The details of this are highly context dependent and cannot be demonstrated through statistical data, nor can the clinical adjustments and variations that allow a patient to stay in control of their symptoms. Self-efficacy or the sense of a person’s ability to feel in control of their circumstances or situation is, amongst a number of factors, important for health outcomes (Holden 1992; Keedy et al. 2014). Using the mind map and vector model are useful tools to convey the totality of evidence in describing the patient’s story, their context, the clinical research evidence, the social situation, the risks and benefits of treatment options as well as opportunities to tailor a personalised management plan for the patient.

I have previously written on related cases, of a person with medically unexplained neck, thoracic and shoulder pain (Low 2017), and of a person with persistent and recurrent low back pain (Low 2018), which more fully explain this approach. The former describes a little more of a philosophical account whereas the latter describes a clinical account in greater detail.

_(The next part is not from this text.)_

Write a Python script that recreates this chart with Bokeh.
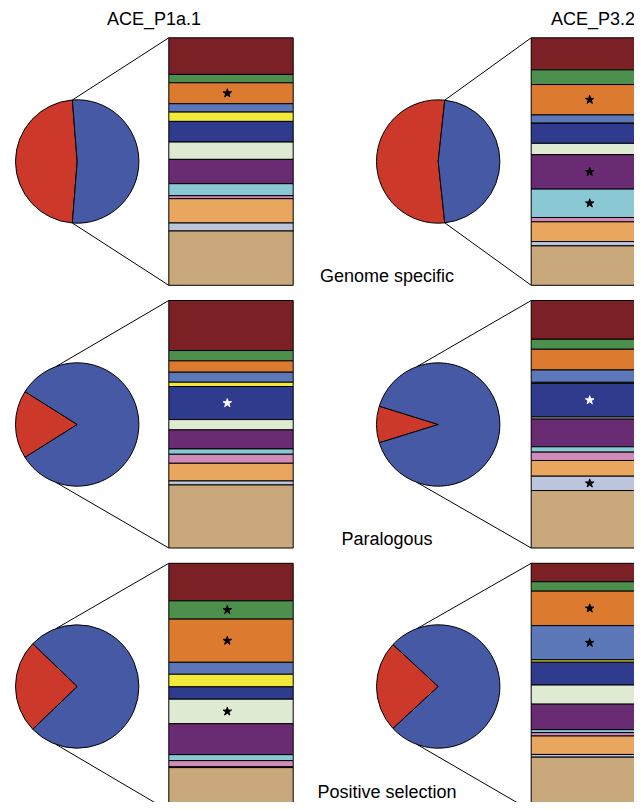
import numpy as np
from bokeh.plotting import figure
from bokeh.models import Range1d, ColumnDataSource
from bokeh.core.properties import value
from bokeh.embed import file_html
from bokeh.resources import INLINE

# ---------------- data ----------------
genomes = ["ACE_P1a.1", "ACE_P3.2"]
gene_sets = ["Genome specific", "Paralogous", "Positive selection"]

# category colours (top to bottom of each stacked bar)
cat_colors = ["#7B2125", "#4D8F4C", "#DC7A2F", "#5D78B9", "#F3E93B", "#2F3B8D",
              "#DEEAD2", "#692C73", "#8AC9D3", "#D08BB9", "#E9A65E", "#BBC6DC", "#C9A97C"]

# relative share of each category, per panel (row-major: gene set x genome)
bar_p1 = [110, 25, 63, 25, 28, 62, 52, 73, 36, 9, 73, 24, 163]
bar_p2 = [96, 44, 91, 25, 0, 60, 34, 103, 85, 13, 59, 13, 118]
bar_p3 = [150, 31, 34, 30, 13, 99, 31, 57, 16, 27, 53, 12, 189]
bar_p4 = [116, 30, 62, 37, 3, 101, 6, 83, 16, 25, 47, 43, 172]
bar_p5 = [113, 55, 130, 36, 38, 37, 74, 93, 18, 19, 1, 1, 130]
bar_p6 = [55, 28, 103, 102, 7, 68, 57, 76, 9, 10, 55, 8, 160]
bars = [bar_p1, bar_p2, bar_p3, bar_p4, bar_p5, bar_p6]

# categories marked with an asterisk (significant)
stars_p1 = [2]
stars_p2 = [2, 7, 8]
stars_p3 = [5]
stars_p4 = [5, 11]
stars_p5 = [1, 2, 6]
stars_p6 = [2, 3]
stars = [stars_p1, stars_p2, stars_p3, stars_p4, stars_p5, stars_p6]

# pie: percent of the set (red wedge) vs rest (blue)
pie_red_pct = [47.5, 53.4, 17.9, 9.6, 24.4, 23.8]
pie_red = "#CC392B"
pie_blue = "#4659A4"

# ---------------- layout ----------------
W, H = 634, 802
p = figure(width=W, height=H, x_range=Range1d(0, 634), y_range=Range1d(8, 810),
           output_backend="svg", toolbar_location=None, min_border=0)
p.axis.visible = False
p.grid.visible = False
p.outline_line_color = None
p.background_fill_color = "white"

def Y(screen_y):
    return 810 - screen_y

pie_cx = [76.7, 437.7]
row_cy = [161, 424, 686]
radius = 61.7
bar_left = [168.3, 530.7]
bar_w = 124.4
row_top = [37.3, 300.0, 562.8]
bar_h = 247.5

for i in range(6):
    r, c = divmod(i, 2)
    cx, cy = pie_cx[c], Y(row_cy[r])
    half = np.pi * pie_red_pct[i] / 100.0
    a1, a2 = np.pi - half, np.pi + half
    # pie wedges
    p.wedge(x=[cx], y=[cy], radius=radius, start_angle=a1, end_angle=a2,
            direction="anticlock", fill_color=pie_red, line_color="black", line_width=1)
    p.wedge(x=[cx], y=[cy], radius=radius, start_angle=a2, end_angle=a1 + 2 * np.pi,
            direction="anticlock", fill_color=pie_blue, line_color="black", line_width=1)

    # connector lines
    top_ang = min(a1, np.deg2rad(110))
    bot_ang = 2 * np.pi - top_ang
    x0, ytop = bar_left[c], Y(row_top[r])
    ybot = Y(row_top[r] + bar_h)
    p.segment(x0=[cx + radius * np.cos(top_ang), cx + radius * np.cos(bot_ang)],
              y0=[cy + radius * np.sin(top_ang), cy + radius * np.sin(bot_ang)],
              x1=[x0, x0], y1=[ytop, ybot], line_color="black", line_width=1)

    # stacked bar
    vals = np.array(bars[i], dtype=float)
    frac = vals / vals.sum() * bar_h
    edges = np.concatenate([[0], np.cumsum(frac)])
    src = ColumnDataSource(dict(
        left=[x0] * len(vals), right=[x0 + bar_w] * len(vals),
        top=[Y(row_top[r] + e) for e in edges[:-1]],
        bottom=[Y(row_top[r] + e) for e in edges[1:]],
        color=cat_colors))
    p.quad(left="left", right="right", top="top", bottom="bottom", source=src,
           fill_color="color", line_color="black", line_width=1)

    # asterisks
    sx, sy, sc = [], [], []
    for k in stars[i]:
        sx.append(x0 + 58.5)
        sy.append(Y(row_top[r] + (edges[k] + edges[k + 1]) / 2))
        sc.append("white" if k == 5 else "black")
    p.scatter(x=sx, y=sy, marker="star", size=9, fill_color=sc, line_color=sc)

# titles
p.text(x=[153.5, 592.5], y=[Y(18), Y(18)], text=genomes,
       text_font=value("Liberation Sans"), text_font_size="18px",
       text_align="center", text_baseline="middle", text_color="black")
p.text(x=[386.5, 386.5, 386.5], y=[Y(275), Y(538), Y(791)], text=gene_sets,
       text_font=value("Liberation Sans"), text_font_size="18px",
       text_align="center", text_baseline="middle", text_color="black")

open("out.html", "w").write(file_html(p, INLINE))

In summary, understanding the clinical research that is epitomised traditionally through statistical data does not help the clinical encounter. If anything, there is a greater risk of alienating and depersonalising the lived experience of the patient. Respecting the patient, rather than the statistics, at the centre of the evidence brings with it key aspects of a therapeutic alliance, characterised by connectedness (Babatunde et al. 2017). This connectedness, established through the creation of a co-constructed shared narrative, improves the therapeutic alliance, adherence to treatment from the patient (Babatunde et al. 2017) and personal job satisfaction for the clinician. Although biomedicine has brought about huge successes in the eradication of diseases in the past, it no longer is appropriate for the devastating impact of MSK related disorders. This may be because of biomedicine’s focus on a cure of a disease based upon the implicit belief of monocausality (single cause, single effect), linear causal relationships found amongst statistical frequencies and the lack of acknowledgement of context. In fact, the maintenance of biomedical causal beliefs in regards to pain has been found to be a barrier in the recovery of patients with low back pain (Bunzli et al. 2016). This may be because these patients are still looking for ‘the’ cure or the scan that will identify ‘the’ cause which will lead to the correct treatment and cure. This often feeds a self-fulfilling cycle of negative emotion, despondency, frustration and anger that also adds to the pain experience.

The mutual understanding and respect of the patient creates the cornerstone of positive change and the opportunity for restoring wellbeing. The patient’s context, not the statistical average, guideline or diagnostic classification, is the key to improving the challenges that patients with MSK conditions have. As clinicians we are, after all, here to help people through the difficult challenges of life and, in my mind at least, there is no better purpose in life than to help others. I mentioned earlier that being a physical therapist is like being a detective, but it is really much more than that. Physical therapists are coaches, mentors, and care providers, but most importantly, they are relatable humans who can provide the structure and therapeutic environment for people to recover, heal and grow. Getting to the heart of the matter is more than statistical observations and analysis of average treatment effect sizes; it is the embodiment of human understanding, genuine curiousness, purposeful support and thoughtful guidance towards the emancipatory experience of agency and the fulfilment of our patient’s goals. It is our patient’s stories that ought to be honoured, respected and understood as the centrepiece for clinical decision making, with population data, clinical research, policy and guidelines used to support, rather than to dictate person centred care.